> [EXERCISE INSTRUCTIONS] Working from the top of the listing below, retype each line through the line containing "import * as", both included, with no pictures.

> [COLLECTED MATERIAL]
-=-=-=-=-

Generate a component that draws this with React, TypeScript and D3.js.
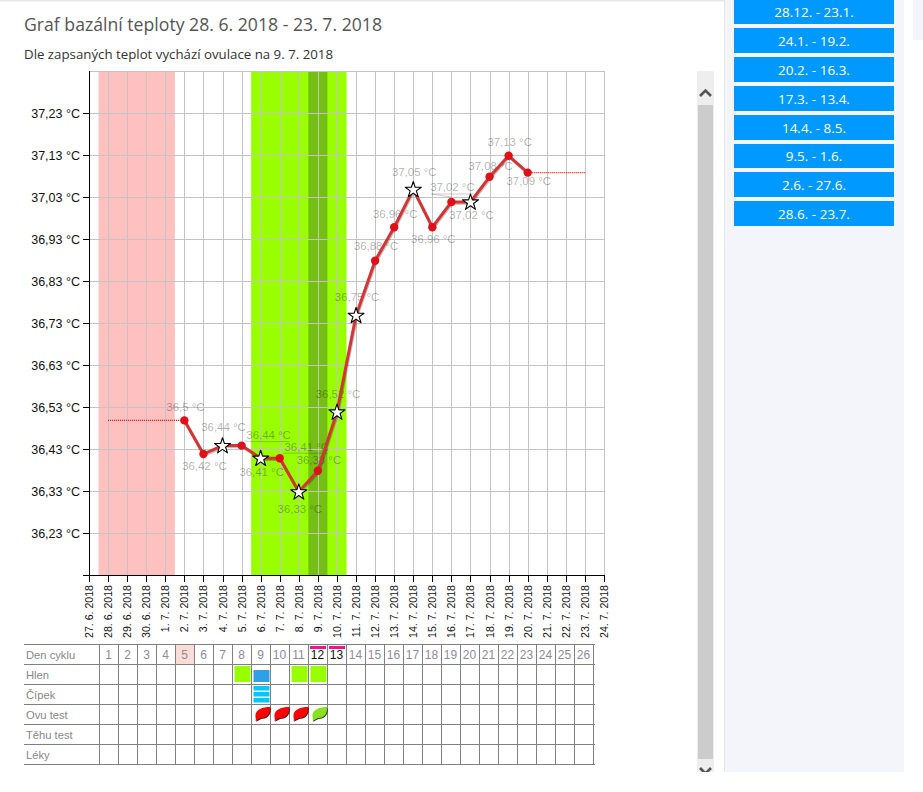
import React from "react";
import * as d3 from "d3";

const dateLabels = ["27. 6. 2018","28. 6. 2018","29. 6. 2018","30. 6. 2018","1. 7. 2018","2. 7. 2018","3. 7. 2018","4. 7. 2018","5. 7. 2018","6. 7. 2018","7. 7. 2018","8. 7. 2018","9. 7. 2018","10. 7. 2018","11. 7. 2018","12. 7. 2018","13. 7. 2018","14. 7. 2018","15. 7. 2018","16. 7. 2018","17. 7. 2018","18. 7. 2018","19. 7. 2018","20. 7. 2018","21. 7. 2018","22. 7. 2018","23. 7. 2018","24. 7. 2018"];
const yTicks = [37.23,37.13,37.03,36.93,36.83,36.73,36.63,36.53,36.43,36.33,36.23];
const measuredDays = [5,6,7,8,9,10,11,12,13,14,15,16,17,18,19,20,21,22,23];
const temps = [36.5,36.42,36.44,36.44,36.41,36.41,36.33,36.38,36.52,36.75,36.88,36.96,37.05,36.96,37.02,37.02,37.08,37.13,37.09];
const tempLabels = ["36,5","36,42","36,44","36,44","36,41","36,41","36,33","36,38","36,52","36,75","36,88","36,96","37,05","36,96","37,02","37,02","37,08","37,13","37,09"];
const starred = [false,false,true,false,true,false,true,false,true,true,false,false,true,false,false,true,false,false,false];
const dottedBefore = [1,5];
const dottedAfter = [23,26];
const periodBand = [1,4];
const fertileBand = [9,13];
const ovulationBand = [12,12];
const rowNames = ["Den cyklu","Hlen","Čípek","Ovu test","Těhu test","Léky"];
const cycleDays = d3.range(1, 27);
const hlenGreen = [8,11,12];
const hlenBlue = [9];
const cipekDays = [9];
const ovuRed = [9,10,11];
const ovuGreen = [12];
const markedDays = [12,13];
const menstrualEndDay = 5;
const periodButtons = ["28.12. - 23.1.","24.1. - 19.2.","20.2. - 16.3.","17.3. - 13.4.","14.4. - 8.5.","9.5. - 1.6.","2.6. - 27.6.","28.6. - 23.7."];

const labelOffsets: [number, number][] = [[1,-13],[1,13],[1,-18],[27,-10],[1,14],[27,-11],[1,18],[1,-10],[1,-17],[1,-18],[1,-14],[1,-13],[1,-17],[1,12],[1,-14],[1,14],[1,-10],[1,-13],[1,9]];
const buttonRows: [number, number][] = [[0,24],[28,53],[57,82],[86,111],[115,140],[144,168],[172,197],[201,226]];

const x = d3.scaleLinear().domain([0, 27]).range([89, 604]);
const y = d3.scaleLinear().domain([36.23, 37.23]).range([533, 113]);
const px = (v: number) => Math.round(v) + 0.5;

const LATIN = "'Liberation Sans', Arial, sans-serif";
const OPEN = "'Open Sans', sans-serif";
const GRID = "#c4c4c4";

const pts: [number, number][] = measuredDays.map((d, i) => [x(d), y(temps[i])]);
const line = d3.line<[number, number]>();
const star = d3.symbol().type(d3.symbolStar).size(80)()!;

const tableLeft = 24, col0 = 99, colW = 19, rowTop = 644, rowH = 20;
const colX = (d: number) => col0 + (d - 1) * colW;
const rowY = (r: number) => rowTop + r * rowH;
const leaf = "M3.5,17C4.5,15 3,13 3.5,10.5C4.5,5.5 10,3 18.5,3C18.5,8.5 16,14 10,14C8,14 6,16 3.5,17Z";

export default function App() {
  return (
    <svg width={923} height={792} style={{ position: "absolute", left: 0, top: 0, background: "#fff" }}>
      {/* page furniture */}
      <rect x={0} y={0} width={724} height={1.5} fill="#e8e8e8" />
      <rect x={724} y={0} width={180} height={772} fill="#f4f5fa" />
      <rect x={724} y={0} width={1} height={772} fill="#e6e6ea" />
      <rect x={913} y={0} width={10} height={40} fill="#f4f5fa" />
      {periodButtons.map((b, i) => (
        <g key={b}>
          <rect x={734} y={buttonRows[i][0]} width={160} height={buttonRows[i][1] - buttonRows[i][0]} fill="#0099ff" />
          <text x={814} y={(buttonRows[i][0] + buttonRows[i][1]) / 2 + 5} textAnchor="middle" fontFamily={OPEN} fontSize={13.5} fill="#fff">{b}</text>
        </g>
      ))}

      <text x={24} y={31} fontFamily={OPEN} fontSize={18.5} fill="#555" textLength={358} lengthAdjust="spacingAndGlyphs">Graf bazální teploty 28. 6. 2018 - 23. 7. 2018</text>
      <text x={24} y={59} fontFamily={OPEN} fontSize={13} fill="#333" textLength={309} lengthAdjust="spacingAndGlyphs">Dle zapsaných teplot vychází ovulace na 9. 7. 2018</text>

      {/* bands */}
      <rect x={x(periodBand[0] - 0.5)} y={71} width={x(periodBand[1] + 0.5) - x(periodBand[0] - 0.5)} height={504} fill="#ffc0c0" />
      <rect x={x(fertileBand[0] - 0.5)} y={71} width={x(fertileBand[1] + 0.5) - x(fertileBand[0] - 0.5)} height={504} fill="#99ff00" />
      <rect x={x(ovulationBand[0] - 0.5)} y={71} width={x(ovulationBand[1] + 0.5) - x(ovulationBand[0] - 0.5)} height={504} fill="#75bf14" />

      {/* grid */}
      {dateLabels.map((_, i) => i > 0 && (
        <line key={i} x1={px(x(i))} x2={px(x(i))} y1={71} y2={575} stroke={GRID} />
      ))}
      {yTicks.map(t => (
        <line key={t} x1={89} x2={604} y1={px(y(t))} y2={px(y(t))} stroke={GRID} />
      ))}
      <line x1={89} x2={604} y1={71.5} y2={71.5} stroke={GRID} />

      {/* axes */}
      <line x1={89.5} x2={89.5} y1={71} y2={576} stroke="#000" />
      <line x1={83} x2={604} y1={575.5} y2={575.5} stroke="#000" />
      {yTicks.map(t => (
        <g key={t}>
          <line x1={83} x2={89} y1={px(y(t))} y2={px(y(t))} stroke="#000" />
          <text x={80} y={y(t) + 4.5} textAnchor="end" fontFamily={LATIN} fontSize={12.5} fill="#111">{String(t).replace(".", ",")} °C</text>
        </g>
      ))}
      {dateLabels.map((d, i) => (
        <g key={d}>
          <line x1={px(x(i))} x2={px(x(i))} y1={575} y2={582} stroke="#000" />
          <text transform={`translate(${x(i) + 4},585) rotate(-90)`} textAnchor="end" fontFamily={LATIN} fontSize={10.6} fill="#111">{d}</text>
        </g>
      ))}

      <g transform="translate(0,0.8)">
        {/* dotted extensions */}
        <path d={line([[x(dottedBefore[0]), y(temps[0])], [x(dottedBefore[1]), y(temps[0])]])!} fill="none" stroke="#f00" strokeWidth={1.4} strokeDasharray="1 1" />
        <path d={line([[x(dottedAfter[0]), y(temps[temps.length - 1])], [x(dottedAfter[1]), y(temps[temps.length - 1])]])!} fill="none" stroke="#f00" strokeWidth={1.4} strokeDasharray="1 1" />

        {/* labels under the line */}
        {tempLabels.map((l, i) => (
          <text key={i} x={pts[i][0] + labelOffsets[i][0]} y={pts[i][1] + labelOffsets[i][1] + 3.5} textAnchor="middle" fontFamily={LATIN} fontSize={11.4} fill="#000" fillOpacity={0.32}>{l} °C</text>
        ))}
        {/* label connectors */}
        {[3, 5, 14].map(i => {
          const lx = pts[i][0] + labelOffsets[i][0], ly = pts[i][1] + labelOffsets[i][1] + 6;
          const dx = i === 14 ? 0 : 3;
          return (
            <path key={i} d={line([[pts[i][0] + dx, pts[i][1] - 5], [lx - 21, ly], [lx + 21, ly]])!} fill="none" stroke="#000" strokeOpacity={0.2} />
          );
        })}

        {/* series */}
        <path d={line(pts)!} fill="none" stroke="#000" strokeOpacity={0.25} strokeWidth={3} transform="translate(0.8,1.2)" strokeLinejoin="round" />
        <path d={line(pts)!} fill="none" stroke="#d43434" strokeWidth={3} strokeLinejoin="round" />
        {pts.map((p, i) => !starred[i] && <circle key={i} cx={p[0]} cy={p[1]} r={4.2} fill="#e01018" />)}
        {pts.map((p, i) => starred[i] && (
          <path key={i} d={star} transform={`translate(${p[0]},${p[1] + 0.5})`} fill="#fff" stroke="#000" strokeWidth={1.1} strokeLinejoin="round" />
        ))}
      </g>

      {/* table */}
      <rect x={colX(menstrualEndDay)} y={rowY(0)} width={colW} height={rowH} fill="#fcdcd6" />
      {d3.range(0, 7).map(r => (
        <line key={r} x1={tableLeft} x2={595} y1={rowY(r) + 0.5} y2={rowY(r) + 0.5} stroke="#808080" />
      ))}
      {d3.range(0, 27).map(c => (
        <line key={c} x1={col0 + c * colW + 0.5} x2={col0 + c * colW + 0.5} y1={rowTop} y2={rowY(6)} stroke="#808080" />
      ))}
      {rowNames.map((n, r) => (
        <text key={n} x={26} y={rowY(r) + 15} fontFamily={LATIN} fontSize={11.2} fill="#888">{n}</text>
      ))}
      {cycleDays.map(d => (
        <text key={d} x={colX(d) + 9.5} y={rowY(0) + 14.5} textAnchor="middle" fontFamily={LATIN} fontSize={12}
          fill={markedDays.includes(d) ? "#111" : "#8f8a9a"}>{d}</text>
      ))}
      {markedDays.map(d => <rect key={d} x={colX(d) + 2} y={646} width={16} height={3} fill="#f0148c" />)}
      {hlenGreen.map(d => <rect key={d} x={colX(d) + 2.5} y={666} width={16} height={16} fill="#99ff00" />)}
      {hlenBlue.map(d => <rect key={d} x={colX(d) + 2.5} y={670} width={16} height={12} fill="#2fa0e6" />)}
      {cipekDays.map(d => [686, 692, 698].map(t => (
        <rect key={t} x={colX(d) + 2.5} y={t} width={16} height={4.5} fill="#00c8ff" />
      )))}
      {ovuRed.map(d => (
        <g key={d} transform={`translate(${colX(d) + 1},${rowY(3)})`}>
          <path d={leaf} fill="#222" transform="translate(0.6,0.8)" />
          <path d={leaf} fill="#ff0000" />
        </g>
      ))}
      {ovuGreen.map(d => (
        <g key={d} transform={`translate(${colX(d) + 1},${rowY(3)})`}>
          <path d={leaf} fill="#222" transform="translate(0.6,0.8)" />
          <path d={leaf} fill="#88e020" />
        </g>
      ))}

      {/* scrollbar */}
      <rect x={697} y={71} width={17} height={701} fill="#eeeeee" />
      <rect x={698} y={105} width={15} height={654} fill="#cccccc" />
      <path d="M700,96L705.5,90.5L711,96" fill="none" stroke="#555" strokeWidth={2.6} />
      <path d="M700,768L705.5,773.5L711,768" fill="none" stroke="#555" strokeWidth={2.6} />
      <rect x={690} y={772} width={30} height={20} fill="#fff" />
    </svg>
  );
}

-=-=-=-=-

> [RESPONSE]
Generate a component that draws this with React, TypeScript and D3.js.
import React from "react";
import * as d3 from "d3";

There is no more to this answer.